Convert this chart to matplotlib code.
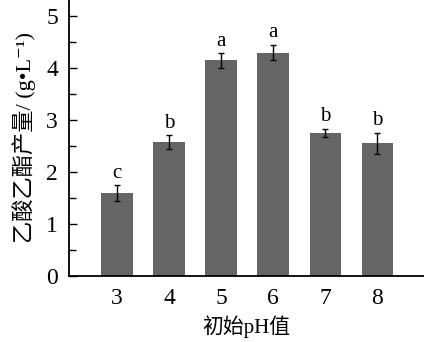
import matplotlib
matplotlib.use("Agg")
import matplotlib.pyplot as plt
from matplotlib.ticker import MultipleLocator

plt.rcParams['font.family'] = ['Liberation Serif', 'Noto Sans CJK SC', 'DejaVu Serif']

ph = [3, 4, 5, 6, 7, 8]
yield_ea = [1.59, 2.57, 4.14, 4.29, 2.75, 2.55]
err = [0.15, 0.13, 0.14, 0.15, 0.08, 0.20]
letters = ['c', 'b', 'a', 'a', 'b', 'b']

fig = plt.figure(figsize=(4.24, 3.42), dpi=100)
ax = fig.add_axes([0.163, 0.193, 0.837, 0.807])

ax.bar(ph, yield_ea, width=0.6, color='#656565', yerr=err,
       error_kw=dict(ecolor='black', elinewidth=1.0, capsize=2.5, capthick=1.0))
for x, y, e, t in zip(ph, yield_ea, err, letters):
    ax.text(x, y + e + 0.05, t, ha='center', va='bottom', fontsize=15)

ax.set_xlim(2.08, 8.9)
ax.set_ylim(0, 5.3)
ax.set_xticks(ph)
ax.yaxis.set_major_locator(MultipleLocator(1))
ax.yaxis.set_minor_locator(MultipleLocator(0.5))
ax.tick_params(axis='y', which='major', direction='in', length=6, width=1, labelsize=17, pad=8)
ax.tick_params(axis='y', which='minor', direction='in', length=5, width=1)
ax.tick_params(axis='x', length=0, labelsize=17, pad=9)

ax.spines['top'].set_visible(False)
ax.spines['right'].set_visible(False)
ax.spines['left'].set_linewidth(1.3)
ax.spines['bottom'].set_linewidth(1.3)

ax.set_xlabel('初始pH值', fontsize=15, labelpad=4)
ax.set_ylabel('乙酸乙酯产量/ (g•L⁻¹)', fontsize=16, labelpad=7)

fig.savefig('out.png', dpi=100)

* [What you should do]
Go over the data above and copy every line that has the word "matplotlib" in it.

* [Reply to the exercise]
Convert this chart to matplotlib code.
import matplotlib
matplotlib.use("Agg")
import matplotlib.pyplot as plt
from matplotlib.ticker import MultipleLocator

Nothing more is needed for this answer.